Although Galvin and Chilcoat believed officers could serve as both strategist and commanders, policy in the 21st century is for FA59s to not command. Moore states that "repeated strategic-level assignments provide the cornerstone of their development as strategists and set them apart from their contemporaries". According to Moore, Galvin's "vision for how strategists should be developed is largely realized in the Army's current model".

According to Park, the three parts of a military strategist's education include "civilian education, professional military education, and relevant experience". He provides three tiers of competency for a military strategist. The first is untrained, which includes FA59s who have recently graduated the Basic Strategic Art Program." Army strategists have a variety of other possible schools to attend beyond the basic requirements of Intermediate Level Education, to include "numerous service, joint, and international military schools", civilian schooling, senior service colleges for some, and others. Civilian school opportunities include Harvard University, Johns Hopkins University, and others for master’s and doctoral degrees. (Note: Moore also states that "nearly half of each cohort will graduate from an elite university and every participant receives the opportunity for a broad liberal education at a civilian university".)

The second tier of competency for a strategist is the "apprentice" who is more accomplished in civilian and military education as well as relevant assignments. There is no standard career path for the Army strategist, and their assignments will contribute toward their professional development and promoting "a deep understanding of national defense issues and processes".

The "master military strategist" has significant experience, understanding, and leadership ability in relevant areas and will work for strategic 4-star military leaders and civilian leaders. Development of a master strategist is a lengthy process.

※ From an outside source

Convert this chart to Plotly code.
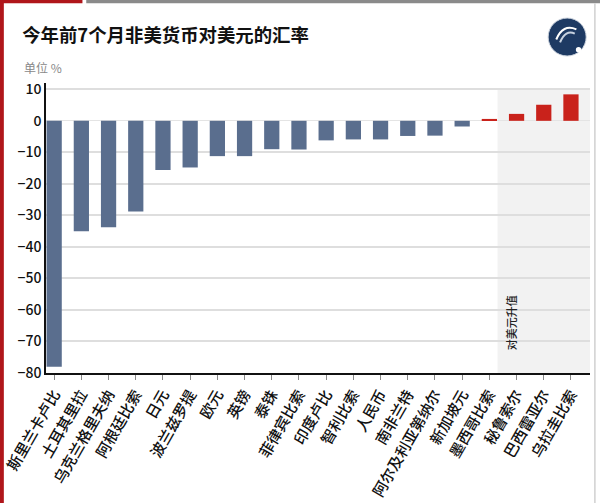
import plotly.graph_objects as go

# 今年前7个月各货币对美元的涨跌幅（%）
currencies = ["斯里兰卡卢比", "土耳其里拉", "乌克兰格里夫纳", "阿根廷比索", "日元", "波兰兹罗提",
              "欧元", "英镑", "泰铢", "菲律宾比索", "印度卢比", "智利比索", "人民币", "南非兰特",
              "阿尔及利亚第纳尔", "新加坡元", "墨西哥比索", "秘鲁索尔", "巴西雷亚尔", "乌拉圭比索"]
change = [-78, -35, -33.8, -28.8, -15.6, -14.8, -11.2, -11.2, -9.0, -9.1,
          -6.2, -5.9, -5.9, -4.8, -4.7, -1.8, 0.6, 2.2, 5.1, 8.4]
y_ticks = [10, 0, -10, -20, -30, -40, -50, -60, -70, -80]

blue = "#5a6e8e"
red = "#c9221b"
colors = [red if v > 0 else blue for v in change]

font_family = "Noto Sans CJK SC, Noto Sans, sans-serif"

fig = go.Figure()

fig.add_trace(go.Bar(
    x=list(range(len(currencies))),
    y=change,
    marker=dict(color=colors, line=dict(width=0)),
    width=0.56,
    hoverinfo="y"
))

# shaded zone for currencies that rose against the dollar
fig.add_shape(type="rect", xref="x", yref="paper", x0=16.3, x1=19.7, y0=0, y1=0.98,
              fillcolor="#f2f2f2", line=dict(width=0), layer="below")

fig.add_annotation(x=16.78, y=-64, xref="x", yref="y", text="对美元升值",
                   textangle=-90, showarrow=False,
                   font=dict(size=11, color="#222", family=font_family, weight=500))

# page frame (paper coords: plot area is 544 x 290 px, starting at x=46, bottom at y=373)
fig.add_shape(type="rect", xref="paper", yref="paper", x0=-0.0846, x1=-0.0775, y0=-0.5, y1=1.3,
              fillcolor="#b0161b", line=dict(width=0))
fig.add_shape(type="rect", xref="paper", yref="paper", x0=-0.0846, x1=0.067, y0=1.275, y1=1.3,
              fillcolor="#b0161b", line=dict(width=0))
fig.add_shape(type="rect", xref="paper", yref="paper", x0=0.074, x1=1.02, y0=1.275, y1=1.3,
              fillcolor="#8a8a8a", line=dict(width=0))
fig.add_shape(type="line", xref="paper", yref="paper", x0=1.009, x1=1.009, y0=-0.5, y1=1.275,
              line=dict(color="#d0d0d0", width=1.5))

# logo
fig.add_shape(type="circle", xref="paper", yref="paper", x0=0.923, x1=0.993, y0=1.093, y1=1.224,
              fillcolor="#1e3a63", line=dict(color="#cfd6e0", width=1))
fig.add_shape(type="path", xref="paper", yref="paper",
              path="M 0.938,1.150 Q 0.950,1.205 0.975,1.185",
              line=dict(color="white", width=2))
fig.add_shape(type="path", xref="paper", yref="paper",
              path="M 0.945,1.140 Q 0.955,1.185 0.972,1.170",
              line=dict(color="#c8d2e0", width=2))
fig.add_shape(type="circle", xref="paper", yref="paper", x0=0.974, x1=0.984, y0=1.105, y1=1.124,
              fillcolor="white", line=dict(width=0))

fig.add_annotation(xref="paper", yref="paper", x=-0.044, y=1.055, xanchor="left", yanchor="middle",
                   text="单位 %", showarrow=False,
                   font=dict(size=12, color="#888", family=font_family))

fig.update_layout(
    width=600, height=503,
    margin=dict(l=46, r=10, t=83, b=130),
    paper_bgcolor="white",
    plot_bgcolor="white",
    showlegend=False,
    bargap=0.4,
    font=dict(family=font_family, color="#111"),
    title=dict(text="<b>今年前7个月非美货币对美元的汇率</b>", x=0.037, xanchor="left",
               y=0.93, yanchor="middle", font=dict(size=18.4, color="#111", family=font_family)),
    xaxis=dict(
        tickmode="array",
        tickvals=list(range(len(currencies))),
        ticktext=currencies,
        tickangle=-60,
        range=[-0.3, 19.7],
        automargin=False,
        showgrid=False,
        showline=True, linecolor="#111", linewidth=1.5,
        ticks="outside", ticklen=5, tickcolor="#888",
        tickfont=dict(size=15, color="#111", weight=500),
        zeroline=False
    ),
    yaxis=dict(
        range=[-80, 12],
        tickvals=y_ticks,
        automargin=False,
        showgrid=True, gridcolor="#dedede", gridwidth=1.5,
        showline=True, linecolor="#111", linewidth=1.5,
        ticks="", tickfont=dict(size=14, color="#111", weight=500),
        zeroline=True, zerolinecolor="#e4e4e4", zerolinewidth=1
    ),
)

fig.write_html("out.html", config={"displayModeBar": False},
               post_script="document.body.style.margin='0';")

Moore echoes this, noting that "creating expert practitioners requires time". Former Chairman of the Joint Chiefs of Staff General Martin E. Dempsey also stated in 2011 that developing strategic leaders "is a careerlong process that begins early".

==Organization==
In the 21st century, U.S. Army strategists serve in diverse assignments. These include various offices in the service staffs, the Joint Staff, the Office of the Secretary of Defense, combatant commands and subunified commands. Examples of current assignments include "lead authors for the Army Campaign Plan, division chiefs of war plans and strategy on the Army Staff", and planning chiefs at various levels. Others will serve as "speechwriters, members of commander's internal think tanks, or as military assistants to senior defense officials".

According to Moore, "The demand for Army strategists continues to increase." He adds that: [O]ther government agencies have realized the value of these strategists. Interagency demand for strategists currently exceeds Army supply; the Departments of State, Treasury, and Homeland Security are actively seeking strategists to enhance their planning capabilities.